Monday, Jul. 07, 1947

Education of a G.I.

Pulitzer Prizewinner Bill Mauldin, whose cartoons of grimy, unsmiling G.I.s were the war's best, chalked off two milestones in his postwar career last week. He got married, for the second time.* He also turned out a cartoon (see cut) that was in effect an announcement of a drastic change in his own political thinking.

A year ago Mauldin was playing a hard game of footie with the far left. He made leftists happy with some speeches, turned out bitter cartoons about those who questioned Russia's motives. But now, says William Henry Mauldin, 25, ex-G.I.:

"I guess I'm a disillusioned fellow traveler. I'm angry with our former great Allies.
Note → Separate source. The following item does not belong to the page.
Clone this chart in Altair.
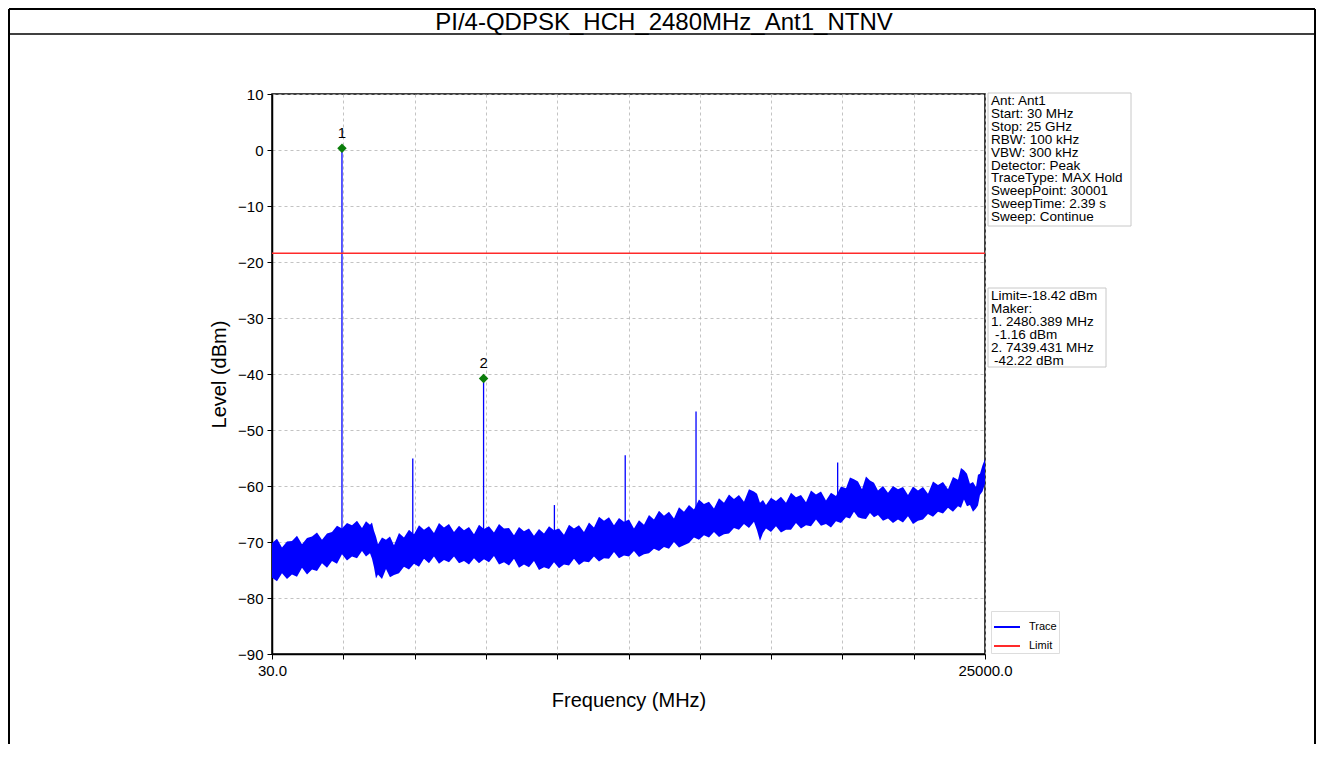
import altair as alt
import pandas as pd

# ---------------- text ----------------
title_text = "PI/4-QDPSK_HCH_2480MHz_Ant1_NTNV"
x_title = "Frequency (MHz)"
y_title = "Level (dBm)"
info_lines = ["Ant: Ant1", "Start: 30 MHz", "Stop: 25 GHz", "RBW: 100 kHz", "VBW: 300 kHz",
              "Detector: Peak", "TraceType: MAX Hold", "SweepPoint: 30001",
              "SweepTime: 2.39 s", "Sweep: Continue"]
marker_head = ["Limit=-18.42 dBm", "Maker:", "1. 2480.389 MHz"]
marker_val1 = "-1.16 dBm"
marker_line2 = "2. 7439.431 MHz"
marker_val2 = "-42.22 dBm"

# ---------------- axes ----------------
x_ticks = [30, 2527, 5024, 7521, 10018, 12515, 15012, 17509, 20006, 22503, 25000]
y_ticks = [-90, -80, -70, -60, -50, -40, -30, -20, -10, 0, 10]

# ---------------- noise floor envelope (MHz, dBm) ----------------
noise_freq = [30, 205, 380, 555, 730, 905, 1081, 1256, 1431, 1606,
              1781, 1956, 2131, 2306, 2481, 2656, 2832, 3007, 3182, 3322,
              3462, 3532, 3602, 3672, 3742, 3882, 4022, 4162, 4302, 4477,
              4652, 4827, 5003, 5178, 5353, 5528, 5703, 5878, 6053, 6228,
              6404, 6579, 6754, 6929, 7104, 7279, 7454, 7629, 7804, 7980,
              8155, 8330, 8505, 8680, 8855, 9030, 9205, 9380, 9556, 9731,
              9906, 10081, 10256, 10431, 10606, 10781, 10956, 11131, 11306, 11482,
              11657, 11832, 12007, 12182, 12357, 12532, 12707, 12882, 13057, 13232,
              13407, 13583, 13758, 13933, 14108, 14283, 14458, 14633, 14808, 14983,
              15158, 15334, 15509, 15684, 15859, 16034, 16209, 16384, 16559, 16734,
              16909, 17015, 17120, 17225, 17330, 17505, 17680, 17855, 18030, 18206,
              18381, 18556, 18731, 18906, 19081, 19256, 19431, 19606, 19781, 19957,
              20132, 20272, 20412, 20552, 20692, 20832, 20972, 21112, 21252, 21428,
              21603, 21778, 21953, 22128, 22303, 22478, 22653, 22828, 23003, 23179,
              23354, 23529, 23704, 23879, 24054, 24159, 24264, 24369, 24474, 24579,
              24684, 24754, 24824, 24912, 25000]
noise_upper = [-70.2, -69.4, -71.0, -69.9, -69.8, -68.9, -70.4, -69.3, -69.0, -68.3,
               -69.6, -68.5, -68.2, -67.1, -67.6, -66.6, -67.0, -66.2, -67.5, -66.3,
               -66.9, -66.5, -68.0, -69.0, -70.4, -69.2, -69.6, -69.0, -70.6, -68.4,
               -69.2, -67.8, -68.6, -67.0, -67.8, -67.2, -68.4, -66.6, -67.4, -66.8,
               -68.2, -67.1, -67.9, -67.3, -68.6, -66.9, -67.7, -67.2, -68.3, -66.8,
               -67.6, -67.5, -68.8, -67.3, -68.1, -67.6, -68.9, -67.7, -68.5, -67.2,
               -67.9, -67.6, -68.7, -66.9, -67.6, -67.0, -68.2, -66.5, -67.4, -65.5,
               -66.2, -65.6, -67.0, -65.7, -66.4, -66.0, -67.6, -66.1, -66.9, -65.2,
               -66.0, -64.4, -65.3, -64.6, -65.8, -63.8, -64.6, -63.4, -64.2, -62.4,
               -63.2, -62.8, -64.0, -62.2, -63.0, -61.5, -62.3, -61.6, -62.8, -60.6,
               -61.0, -61.4, -63.0, -62.5, -63.4, -62.1, -62.7, -61.9, -63.0, -61.2,
               -62.0, -61.6, -62.9, -60.8, -61.5, -61.0, -62.6, -61.2, -61.8, -60.1,
               -60.4, -58.5, -58.8, -59.2, -60.6, -58.3, -59.0, -59.4, -60.8, -60.0,
               -61.2, -60.0, -60.6, -60.2, -61.6, -60.1, -60.8, -60.2, -61.4, -59.2,
               -59.8, -59.3, -60.6, -58.4, -58.9, -56.8, -57.2, -57.8, -59.6, -59.3,
               -60.2, -58.0, -57.8, -56.3, -55.2]
noise_lower = [-76.4, -77.0, -75.6, -76.6, -75.8, -76.2, -74.6, -75.8, -74.9, -75.2,
               -73.8, -74.6, -73.4, -73.9, -72.2, -73.3, -72.6, -72.9, -71.6, -72.6,
               -72.0, -73.0, -74.5, -76.5, -75.8, -76.6, -74.8, -76.3, -75.9, -75.6,
               -74.4, -74.9, -73.9, -74.4, -73.0, -73.8, -72.6, -73.9, -73.2, -73.6,
               -72.6, -73.8, -73.4, -74.0, -72.9, -73.8, -73.1, -73.6, -72.5, -74.0,
               -73.6, -74.2, -73.0, -74.6, -74.0, -74.5, -73.4, -75.0, -74.5, -74.8,
               -73.6, -74.7, -74.0, -74.2, -73.0, -74.1, -73.5, -73.6, -72.6, -73.5,
               -72.9, -73.0, -71.8, -72.9, -72.4, -72.6, -71.6, -72.7, -72.2, -72.0,
               -71.2, -71.6, -70.9, -71.2, -70.0, -71.0, -70.6, -70.2, -69.2, -69.6,
               -68.8, -69.2, -68.2, -69.1, -68.6, -68.5, -67.5, -67.8, -66.8, -67.5,
               -66.4, -67.9, -69.8, -68.4, -67.6, -68.2, -67.2, -68.3, -67.8, -67.8,
               -66.6, -67.6, -67.0, -67.2, -66.0, -67.1, -66.8, -67.4, -66.3, -66.6,
               -65.6, -65.8, -64.6, -65.6, -65.8, -65.9, -64.8, -65.6, -65.2, -66.2,
               -65.8, -66.6, -66.0, -66.5, -65.4, -66.8, -66.2, -66.0, -65.0, -65.5,
               -64.6, -64.9, -63.9, -64.6, -63.6, -63.9, -62.4, -63.6, -63.4, -64.6,
               -64.0, -63.5, -61.6, -61.0, -59.6]

# ---------------- spurious spikes ----------------
spike_freq = [2480.389, 4960, 7439.431, 9920, 12400, 14880, 19840]
spike_top = [0.3, -55.1, -40.8, -63.4, -54.5, -46.7, -55.8]
spike_base = [-68.0, -69.0, -69.0, -68.5, -67.0, -64.5, -62.0]

# ---------------- markers / limit ----------------
marker_label = ["1", "2"]
marker_freq = [2480.389, 7439.431]
marker_level = [0.3, -40.8]
limit_level = [-18.42]
series_names = ["Trace", "Limit"]
series_colors = ["#0000ff", "#ff2a2a"]

FONT = "Liberation Sans"

noise_df = pd.DataFrame({"freq": noise_freq, "upper": noise_upper, "lower": noise_lower})
spike_df = pd.DataFrame({"freq": spike_freq, "top": spike_top, "base": spike_base,
                         "series": [series_names[0]] * len(spike_freq)})
marker_df = pd.DataFrame({"freq": marker_freq, "level": marker_level, "label": marker_label})
limit_df = pd.DataFrame({"level": limit_level, "series": [series_names[1]]})
deco_df = pd.DataFrame({"k": [0]})

xs = alt.Scale(domain=[x_ticks[0], x_ticks[-1]], nice=False, zero=False)
ys = alt.Scale(domain=[y_ticks[0], y_ticks[-1]], nice=False, zero=False)
xax = alt.Axis(values=x_ticks, title=x_title, labelFlush=False, labelOverlap=False,
               labelExpr="datum.value == 30 || datum.value == 25000 ? format(datum.value, '.1f') : ''",
               labelFontSize=15, labelPadding=4, titleFontSize=20, titlePadding=12)
yax = alt.Axis(values=y_ticks, title=y_title, format="d", labelFontSize=15, labelPadding=4,
               titleFontSize=20, titlePadding=8)
cs = alt.Scale(domain=series_names, range=series_colors)
leg = alt.Legend(orient="none", legendX=719, legendY=517, title=None, symbolType="stroke",
                 symbolSize=676, symbolStrokeWidth=2, labelFontSize=11, labelFont=FONT,
                 padding=2, strokeColor="#dddddd", fillColor="white", labelOffset=8,
                 rowPadding=-2.2, direction="vertical")

band = alt.Chart(noise_df).mark_area(color="#0000ff", opacity=1).encode(
    x=alt.X("freq:Q", scale=xs, axis=xax),
    y=alt.Y("upper:Q", scale=ys, axis=yax),
    y2="lower:Q",
)
spikes = alt.Chart(spike_df).mark_rule(strokeWidth=1.3).encode(
    x=alt.X("freq:Q", scale=xs, axis=xax),
    y=alt.Y("top:Q", scale=ys, axis=yax),
    y2="base:Q",
    color=alt.Color("series:N", scale=cs, legend=leg),
)
limit = alt.Chart(limit_df).mark_rule(strokeWidth=1.5).encode(
    y=alt.Y("level:Q", scale=ys, axis=yax),
    color=alt.Color("series:N", scale=cs, legend=leg),
)
markers = alt.Chart(marker_df).mark_point(shape="diamond", filled=True, size=90,
                                          color="#0b7d0b", opacity=1).encode(
    x=alt.X("freq:Q", scale=xs, axis=xax),
    y=alt.Y("level:Q", scale=ys, axis=yax),
)
marker_text = alt.Chart(marker_df).mark_text(dy=-15, fontSize=15, color="black", font=FONT).encode(
    x=alt.X("freq:Q", scale=xs, axis=xax),
    y=alt.Y("level:Q", scale=ys, axis=yax),
    text="label:N",
)

# info boxes
TXT = dict(align="left", baseline="top", fontSize=13.5, lineHeight=12.9, font=FONT, color="black")
box1 = alt.Chart(deco_df).mark_rect(fill="white", stroke="#c8c8c8", strokeWidth=1).encode(
    x=alt.value(716), x2=alt.value(859), y=alt.value(-1), y2=alt.value(132))
txt1 = alt.Chart(deco_df).mark_text(text=info_lines, **TXT).encode(
    x=alt.value(719), y=alt.value(0))
box2 = alt.Chart(deco_df).mark_rect(fill="white", stroke="#c8c8c8", strokeWidth=1).encode(
    x=alt.value(716), x2=alt.value(834), y=alt.value(194), y2=alt.value(273))
txt2 = alt.Chart(deco_df).mark_text(text=marker_head, **TXT).encode(
    x=alt.value(719), y=alt.value(195))
txt3 = alt.Chart(deco_df).mark_text(text=marker_val1, **TXT).encode(
    x=alt.value(723), y=alt.value(233.7))
txt4 = alt.Chart(deco_df).mark_text(text=marker_line2, **TXT).encode(
    x=alt.value(719), y=alt.value(246.6))
txt5 = alt.Chart(deco_df).mark_text(text=marker_val2, **TXT).encode(
    x=alt.value(722), y=alt.value(259.5))

# page frame and title bar
frame_l = alt.Chart(deco_df).mark_rule(color="black", strokeWidth=2).encode(
    x=alt.value(-263), y=alt.value(-85), y2=alt.value(650))
frame_r = alt.Chart(deco_df).mark_rule(color="black", strokeWidth=2).encode(
    x=alt.value(1043), y=alt.value(-85), y2=alt.value(650))
frame_t = alt.Chart(deco_df).mark_rule(color="black", strokeWidth=2).encode(
    x=alt.value(-263), x2=alt.value(1043), y=alt.value(-85))
frame_s = alt.Chart(deco_df).mark_rule(color="black", strokeWidth=1.5).encode(
    x=alt.value(-263), x2=alt.value(1043), y=alt.value(-60))
title = alt.Chart(deco_df).mark_text(fontSize=24, font=FONT, color="black", baseline="middle",
                                     align="center", text=title_text).encode(
    x=alt.value(392), y=alt.value(-71.5))

chart = alt.layer(
    band, spikes, limit, markers, marker_text,
    box1, txt1, box2, txt2, txt3, txt4, txt5,
    frame_l, frame_r, frame_t, frame_s, title,
).properties(
    width=713, height=560,
    padding={"left": 264, "top": 86, "right": 331, "bottom": 90},
    autosize=alt.AutoSizeParams(type="none"),
).configure(
    font=FONT, background="white"
).configure_view(
    stroke="black", strokeWidth=1.5
).configure_axis(
    domainColor="black", domainWidth=1.5, tickColor="black", tickSize=5,
    labelColor="black", titleColor="black", labelFont=FONT, titleFont=FONT,
    titleFontWeight="normal", gridColor="#b4b4b4", gridDash=[3, 3], gridWidth=0.8,
)

chart.save("out.html", embed_options={"renderer": "svg", "actions": False})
It's an accumulation of many things, but principally it's because of Russia's behavior in the United Nations. The Russians are determined to break up U.N. We could take a lot of slaps at our own foreign policy, and we've lost a lot of our moral right to criticize. We're all wrong, but Russia is wronger."

Babyfaced, serious-eyed Bill Mauldin also takes quite a few slaps at the Mauldin who, he says, "was a very embittered little squirt" when he got out of the Army two years ago. He knocks down his war-born reputation as "overinflated, overpublicized--and I wasn't that good." When he started doing civilian strips (TIME, Sept. 24, 1945), he had 180 papers using his cartoons; now he is down to 79 (circ. about 5,000,000). He is not bitter over the cancellations: "The quality of my drawings was lousy, and I got mad when I heard everybody talking about another war before the blood had dried up. I made the mistake of going around trying to hit people with a sledge hammer. I lost my sense of humor. I was floating around with my feet about 20 feet off the ground, and I'm just beginning to get them down to earth again."

* To dark-haired, 23-year-old Natalie Evans of Manhattan, who, says Mauldin, "wishes to write."